In
anticipo sui fatti mi gioco subito un bel Ponte alle Grazie di cuore
per quello che sarà il Ponte alla Vittoria là a Verona in un pomeriggio
tinto di Viola, ci credo, e poi il mio povero cuore Ponte Vecchio ne ha
tanto bisogno. E’ arrivata l’ora del salto di qualità da un ponte
all’altro, è tempo di remare verso la consacrazione, di pescare dalla
Pescaia di Santa Rosa la maglia rosa di chi comanda il giropalla e
sprinta un’idea di squadra che fila via che è una bellezza, che sale in
classifica, che salta anche sopra l’asticella di quel Montolivo che
Corvino ha lasciato in via Turati come fosse un pacco bomba, e che per
questo oggi è indagato come anarco insurrezionalista, mentre i tifosi
rossoneri imbufaliti stanno cercando con i forconi quel “Re Mida” di un
Gat che lo spaccia per oro dimostrandosi invece un monarco
insurrezionalista. Intanto Montella magnifico canottiere, mette la prua
diritta verso il sogno del terzo scudetto, e con il timoniere Roncaglia
passa sotto il Ponte Santa Trinita, da dove si è suicidato l’uomo della
gomma del ponte, un allenatore che ha usato gli sganassoni invece del
gioco per lasciare l’accento su un’esperienza allucinante e sulla A,
come una lapide sulla carriera e sul quel ponte da dove si è gettato,
tanto che continuavano a chiamarlo Ponte Santa Trinità. Abbiamo voglia
di tuffare il cuore in questa squadra e poi farci interrogare in
geometria, parlare di manovra palla a terra, di disegni cachemire,
possesso palla e trame di gioco che finiscono col gonfiare la rete.

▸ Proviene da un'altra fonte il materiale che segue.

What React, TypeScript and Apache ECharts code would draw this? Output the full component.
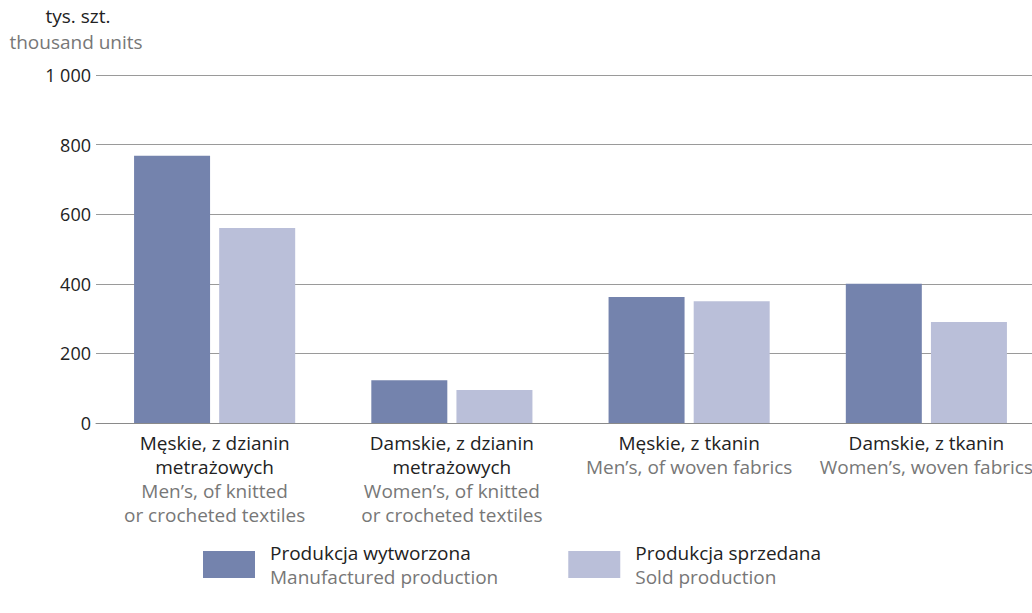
import React, { useEffect, useRef } from "react";
import * as echarts from "echarts";

const categoriesPl = ["Męskie, z dzianin\nmetrażowych", "Damskie, z dzianin\nmetrażowych", "Męskie, z tkanin", "Damskie, z tkanin"];
const categoriesEn = ["Men’s, of knitted\nor crocheted textiles", "Women’s, of knitted\nor crocheted textiles", "Men’s, of woven fabrics", "Women’s, woven fabrics"];
const manufactured = [768, 123, 362, 400];
const sold = [560, 95, 350, 290];
const seriesNamesPl = ["Produkcja wytworzona", "Produkcja sprzedana"];
const seriesNamesEn = ["Manufactured production", "Sold production"];
const yTicks = [0, 200, 400, 600, 800, 1000];

const FONT = "Open Sans";
const FS = 19;

export default function App() {
  const ref = useRef<HTMLDivElement>(null);
  useEffect(() => {
    const chart = echarts.init(ref.current!, undefined, { renderer: "svg" });
    const cats = categoriesPl.map((_, i) => String(i));
    chart.setOption({
      animation: false,
      textStyle: { fontFamily: FONT },
      grid: { left: 96, top: 75, right: 0, bottom: 190, containLabel: false },
      graphic: [
        { type: "text", x: 78, y: 16, style: { text: "tys. szt.", font: `${FS}px '${FONT}'`, fill: "#222", textAlign: "center", textVerticalAlign: "middle" } },
        { type: "text", x: 76, y: 42, style: { text: "thousand units", font: `${FS}px '${FONT}'`, fill: "#777", textAlign: "center", textVerticalAlign: "middle" } },
      ],
      legend: {
        left: 198,
        top: 538,
        itemWidth: 52,
        itemHeight: 27,
        itemGap: 70,
        icon: "rect",
        data: seriesNamesPl,
        formatter: (name: string) => {
          const i = seriesNamesPl.indexOf(name);
          return `{a|${name}}\n{b|${seriesNamesEn[i]}}`;
        },
        textStyle: {
          padding: [0, 0, 0, 10],
          rich: {
            a: { fontFamily: FONT, fontSize: FS, color: "#222", lineHeight: 24 },
            b: { fontFamily: FONT, fontSize: FS, color: "#777", lineHeight: 24 },
          },
        },
      },
      xAxis: {
        type: "category",
        data: cats,
        axisLine: { show: true, lineStyle: { color: "#8a8a8a", width: 1 } },
        axisTick: { show: false },
        axisLabel: {
          margin: 8,
          interval: 0,
          formatter: (v: string) => {
            const i = Number(v);
            const pl = categoriesPl[i].split("\n").map((s) => `{a|${s}}`).join("\n");
            const en = categoriesEn[i].split("\n").map((s) => `{b|${s}}`).join("\n");
            return pl + "\n" + en;
          },
          rich: {
            a: { fontFamily: FONT, fontSize: FS, color: "#222", lineHeight: 24, align: "center" },
            b: { fontFamily: FONT, fontSize: FS, color: "#777", lineHeight: 24, align: "center" },
          },
        },
      },
      yAxis: {
        type: "value",
        min: 0,
        max: 1000,
        interval: 200,
        axisLine: { show: false },
        axisTick: { show: false },
        splitLine: { lineStyle: { color: "#9a9a9a", width: 1 } },
        axisLabel: {
          margin: 5,
          fontFamily: FONT,
          fontSize: 18,
          color: "#222",
          formatter: (v: number) => (yTicks.includes(v) ? String(v).replace(/\B(?=(\d{3})+(?!\d))/g, " ") : ""),
        },
      },
      series: [
        { name: seriesNamesPl[0], type: "bar", data: manufactured, barWidth: 76, barGap: "12%", itemStyle: { color: "#7483ad" } },
        { name: seriesNamesPl[1], type: "bar", data: sold, barWidth: 76, itemStyle: { color: "#babfd9" } },
      ],
    });
    return () => chart.dispose();
  }, []);
  return (
    <div style={{ position: "absolute", left: 0, top: 0, width: 1032, height: 613, overflow: "hidden" }}>
      <div ref={ref} style={{ width: 1045, height: 613 }} />
    </div>
  );
}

Vincere per dare uno scossone a chi ancora tituba, a chi si perplime
sotto il Ponte di Varlungo, uomini che lo sguardo lungo l’hanno avuto su
pontellizzazioni però ancora troppo premature, mentre sotto il Ponte di
Baracca c’è un omin che fa la cacca, che per colpa di smobilitazioni
fantasma non la fa dura dura dura e il dottore non la misura, perché nel
frattempo gli si è sciolto il corpo. El Ham facci godere, e dopo la
fine del Ramadan rompi anche il digiuno del gol, regalaci un pomeriggio
di gioia e nuove consapevolezze, così posso andare finalmente a spostare
quel tronco di traverso che blocca il sogno e non lo fa passare dal
Ponte alla Carraia, per farlo diventare finalmente carrabile. Togliamo
la polvere, apriamo il bandone e usciamo dal garage dei sogni
accatastati, dimenticati, e andiamo incontro a quello nuovo che ritorna
da Verona, un sogno pandoro che luccica e lievita sulla pietra serena
Diladdarno, dove si distinguono i passi da gigante, da ieri quando non c’era futuro, ma solo Vuturo a vomitare mediocrità. In questo giro della
città tra ponti, e chi per salire sul carro del sogno ha bisogno di un
carroponte perché ha il cuore pesante, un sogno che vogliamo portare in
giro fino al piazzale, e allora per farci entrare tutti, dal garage
tiriamo fuori un vecchio autobus a due piani. Oggi la squadra deve dare
una risposta prima di tutto a se stessa, per gonfiarsi il petto di
orgoglio e autostima, per far lievitare la classifica e impreziosire il
suo presente da portare in dote al campionato, per dare un senso alle
tante parole e per dimostrare che quei complimenti erano meritati, per
presentarsi al sogno dalla porta principale, e mettere sul panno verde
le fiches necessarie a sbancare, per fare un ulteriore passo verso il
calcio dei grandi, ma soprattutto per dimostraci che non sarà stata
illusione, insomma, che il sogno non faccia il Ponte all’Indiano.